• _Task goal_: Leave out the pictures and set down exactly the lines from the start of the listing through the one with "from matplotlib.lines import Line2D", both included.

^^^^^^^^

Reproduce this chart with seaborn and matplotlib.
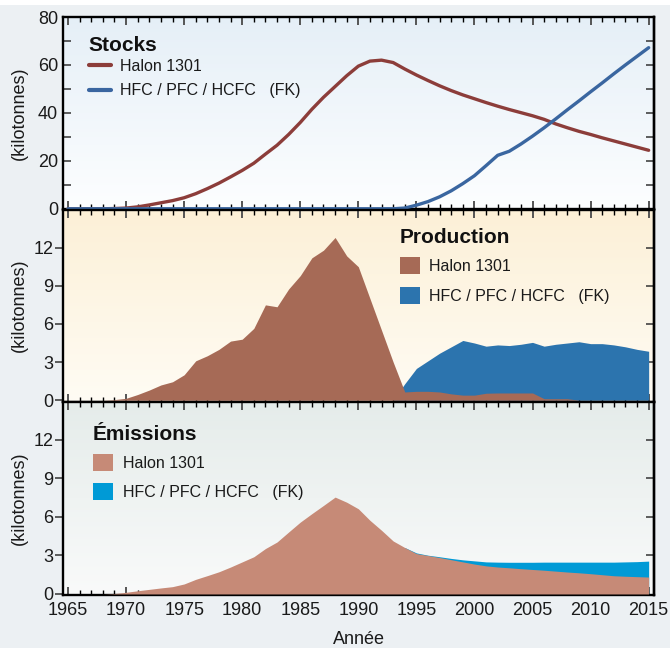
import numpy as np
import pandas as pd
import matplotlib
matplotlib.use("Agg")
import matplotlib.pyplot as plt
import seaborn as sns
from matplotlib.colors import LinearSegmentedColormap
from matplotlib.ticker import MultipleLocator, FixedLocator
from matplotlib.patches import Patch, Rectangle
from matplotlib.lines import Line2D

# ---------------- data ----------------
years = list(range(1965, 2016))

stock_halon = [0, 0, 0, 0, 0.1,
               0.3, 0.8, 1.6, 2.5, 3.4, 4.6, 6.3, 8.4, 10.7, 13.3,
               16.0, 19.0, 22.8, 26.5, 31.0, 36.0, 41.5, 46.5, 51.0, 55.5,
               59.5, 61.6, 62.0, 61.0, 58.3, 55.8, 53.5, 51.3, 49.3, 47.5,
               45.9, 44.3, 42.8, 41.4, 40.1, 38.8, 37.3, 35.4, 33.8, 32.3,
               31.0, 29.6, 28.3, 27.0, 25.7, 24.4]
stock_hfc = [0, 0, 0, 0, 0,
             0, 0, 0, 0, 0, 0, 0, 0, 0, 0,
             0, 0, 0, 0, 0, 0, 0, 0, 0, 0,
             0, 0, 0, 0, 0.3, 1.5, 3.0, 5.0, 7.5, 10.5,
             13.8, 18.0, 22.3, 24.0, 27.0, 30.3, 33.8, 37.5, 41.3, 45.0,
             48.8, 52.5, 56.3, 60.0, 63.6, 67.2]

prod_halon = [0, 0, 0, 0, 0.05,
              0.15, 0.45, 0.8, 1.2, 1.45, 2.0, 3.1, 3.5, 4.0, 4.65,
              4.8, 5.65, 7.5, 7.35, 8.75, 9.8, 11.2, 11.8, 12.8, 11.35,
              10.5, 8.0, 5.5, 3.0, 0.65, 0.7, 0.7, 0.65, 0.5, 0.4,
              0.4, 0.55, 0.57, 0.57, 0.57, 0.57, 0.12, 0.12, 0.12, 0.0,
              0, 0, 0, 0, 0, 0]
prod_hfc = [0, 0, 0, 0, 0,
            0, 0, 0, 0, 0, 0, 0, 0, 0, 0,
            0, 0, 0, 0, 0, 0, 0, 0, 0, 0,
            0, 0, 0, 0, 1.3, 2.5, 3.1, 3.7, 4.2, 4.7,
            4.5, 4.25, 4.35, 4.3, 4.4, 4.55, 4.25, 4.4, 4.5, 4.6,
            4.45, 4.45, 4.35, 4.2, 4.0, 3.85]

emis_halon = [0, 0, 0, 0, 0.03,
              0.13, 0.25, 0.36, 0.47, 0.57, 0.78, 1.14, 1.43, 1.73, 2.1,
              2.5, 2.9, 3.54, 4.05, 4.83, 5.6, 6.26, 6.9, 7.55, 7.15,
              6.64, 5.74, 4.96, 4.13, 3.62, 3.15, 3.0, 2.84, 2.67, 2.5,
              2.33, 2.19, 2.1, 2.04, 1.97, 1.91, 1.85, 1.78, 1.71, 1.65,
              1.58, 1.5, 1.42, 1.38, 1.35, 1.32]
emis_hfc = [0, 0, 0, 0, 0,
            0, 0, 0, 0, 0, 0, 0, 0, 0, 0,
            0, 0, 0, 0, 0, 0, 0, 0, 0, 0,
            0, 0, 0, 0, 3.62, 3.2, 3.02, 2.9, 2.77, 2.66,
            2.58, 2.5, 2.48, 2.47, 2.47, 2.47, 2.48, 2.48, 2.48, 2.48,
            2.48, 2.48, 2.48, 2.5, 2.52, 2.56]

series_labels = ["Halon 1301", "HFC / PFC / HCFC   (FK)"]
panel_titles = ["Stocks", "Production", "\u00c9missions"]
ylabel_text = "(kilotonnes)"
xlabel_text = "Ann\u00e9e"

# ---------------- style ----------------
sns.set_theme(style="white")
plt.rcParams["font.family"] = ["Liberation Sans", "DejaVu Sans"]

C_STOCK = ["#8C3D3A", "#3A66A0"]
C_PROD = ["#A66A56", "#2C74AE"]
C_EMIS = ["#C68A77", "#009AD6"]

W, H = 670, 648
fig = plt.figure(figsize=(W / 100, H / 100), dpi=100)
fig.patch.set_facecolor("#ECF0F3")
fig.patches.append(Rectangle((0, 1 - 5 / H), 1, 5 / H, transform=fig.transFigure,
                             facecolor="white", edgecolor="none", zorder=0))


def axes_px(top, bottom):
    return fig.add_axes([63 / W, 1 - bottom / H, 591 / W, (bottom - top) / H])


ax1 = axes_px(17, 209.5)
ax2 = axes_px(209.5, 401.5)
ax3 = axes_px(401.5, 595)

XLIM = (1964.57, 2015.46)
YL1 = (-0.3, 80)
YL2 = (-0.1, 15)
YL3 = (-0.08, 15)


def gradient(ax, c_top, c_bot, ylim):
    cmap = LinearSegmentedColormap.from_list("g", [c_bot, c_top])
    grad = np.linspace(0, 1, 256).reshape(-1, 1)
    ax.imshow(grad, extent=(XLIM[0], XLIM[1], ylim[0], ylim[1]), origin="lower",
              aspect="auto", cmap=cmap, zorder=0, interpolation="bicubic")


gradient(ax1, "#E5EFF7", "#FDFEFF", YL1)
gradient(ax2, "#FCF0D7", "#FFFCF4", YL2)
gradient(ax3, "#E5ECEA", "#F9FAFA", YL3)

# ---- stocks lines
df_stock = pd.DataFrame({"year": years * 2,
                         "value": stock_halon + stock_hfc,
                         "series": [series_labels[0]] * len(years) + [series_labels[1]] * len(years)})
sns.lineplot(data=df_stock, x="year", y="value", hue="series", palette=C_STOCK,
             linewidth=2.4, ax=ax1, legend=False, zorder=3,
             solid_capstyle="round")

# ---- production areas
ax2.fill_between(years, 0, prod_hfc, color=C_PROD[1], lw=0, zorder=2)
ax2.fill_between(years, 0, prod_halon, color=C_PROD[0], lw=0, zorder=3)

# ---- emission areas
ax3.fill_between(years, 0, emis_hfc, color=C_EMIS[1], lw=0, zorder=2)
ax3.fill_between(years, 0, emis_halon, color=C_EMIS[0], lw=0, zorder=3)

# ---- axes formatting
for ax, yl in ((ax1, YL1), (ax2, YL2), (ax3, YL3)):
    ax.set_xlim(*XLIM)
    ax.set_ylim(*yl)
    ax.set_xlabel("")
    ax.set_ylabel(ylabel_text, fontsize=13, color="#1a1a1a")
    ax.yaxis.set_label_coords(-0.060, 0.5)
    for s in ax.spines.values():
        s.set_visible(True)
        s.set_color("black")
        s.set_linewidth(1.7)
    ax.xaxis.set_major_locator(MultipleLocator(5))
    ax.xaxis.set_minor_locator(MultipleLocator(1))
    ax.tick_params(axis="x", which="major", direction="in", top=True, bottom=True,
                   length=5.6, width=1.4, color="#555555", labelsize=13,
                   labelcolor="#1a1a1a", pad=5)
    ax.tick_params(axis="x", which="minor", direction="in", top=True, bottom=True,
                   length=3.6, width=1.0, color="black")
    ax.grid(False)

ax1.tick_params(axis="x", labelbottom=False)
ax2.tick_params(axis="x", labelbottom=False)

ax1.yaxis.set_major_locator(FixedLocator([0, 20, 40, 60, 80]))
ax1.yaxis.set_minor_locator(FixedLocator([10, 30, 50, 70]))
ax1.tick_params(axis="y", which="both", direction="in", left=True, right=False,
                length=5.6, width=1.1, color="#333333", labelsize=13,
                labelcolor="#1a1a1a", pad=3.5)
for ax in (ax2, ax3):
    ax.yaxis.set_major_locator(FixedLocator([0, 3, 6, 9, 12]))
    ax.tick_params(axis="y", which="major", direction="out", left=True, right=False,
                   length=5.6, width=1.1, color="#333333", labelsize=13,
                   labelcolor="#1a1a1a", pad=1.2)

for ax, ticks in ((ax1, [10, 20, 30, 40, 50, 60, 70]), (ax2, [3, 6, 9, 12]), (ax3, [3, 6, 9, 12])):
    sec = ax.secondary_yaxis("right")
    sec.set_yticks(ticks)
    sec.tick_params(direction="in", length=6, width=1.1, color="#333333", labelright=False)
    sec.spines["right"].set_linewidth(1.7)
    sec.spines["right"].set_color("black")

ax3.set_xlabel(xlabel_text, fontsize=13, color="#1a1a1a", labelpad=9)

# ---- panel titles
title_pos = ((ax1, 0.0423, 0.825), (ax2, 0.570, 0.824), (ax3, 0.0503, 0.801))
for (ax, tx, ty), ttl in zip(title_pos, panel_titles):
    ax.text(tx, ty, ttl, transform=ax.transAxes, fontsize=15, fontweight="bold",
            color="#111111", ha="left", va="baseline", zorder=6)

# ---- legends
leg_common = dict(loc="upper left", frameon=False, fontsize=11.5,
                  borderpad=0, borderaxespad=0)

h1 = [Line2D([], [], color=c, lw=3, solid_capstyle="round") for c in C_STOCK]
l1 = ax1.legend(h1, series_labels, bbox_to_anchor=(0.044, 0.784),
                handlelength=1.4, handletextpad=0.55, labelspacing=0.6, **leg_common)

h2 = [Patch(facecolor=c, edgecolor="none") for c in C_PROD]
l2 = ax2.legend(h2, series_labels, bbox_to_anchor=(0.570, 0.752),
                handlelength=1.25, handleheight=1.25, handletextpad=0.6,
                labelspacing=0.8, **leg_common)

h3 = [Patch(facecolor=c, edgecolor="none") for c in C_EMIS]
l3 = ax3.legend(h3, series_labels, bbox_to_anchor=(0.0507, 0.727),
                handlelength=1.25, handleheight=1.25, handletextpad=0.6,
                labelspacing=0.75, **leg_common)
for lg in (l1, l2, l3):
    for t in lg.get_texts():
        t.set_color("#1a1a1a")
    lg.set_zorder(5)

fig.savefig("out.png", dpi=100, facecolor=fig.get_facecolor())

^^^^^^^^

• _Result of the exercise_:
Reproduce this chart with seaborn and matplotlib.
import numpy as np
import pandas as pd
import matplotlib
matplotlib.use("Agg")
import matplotlib.pyplot as plt
import seaborn as sns
from matplotlib.colors import LinearSegmentedColormap
from matplotlib.ticker import MultipleLocator, FixedLocator
from matplotlib.patches import Patch, Rectangle
from matplotlib.lines import Line2D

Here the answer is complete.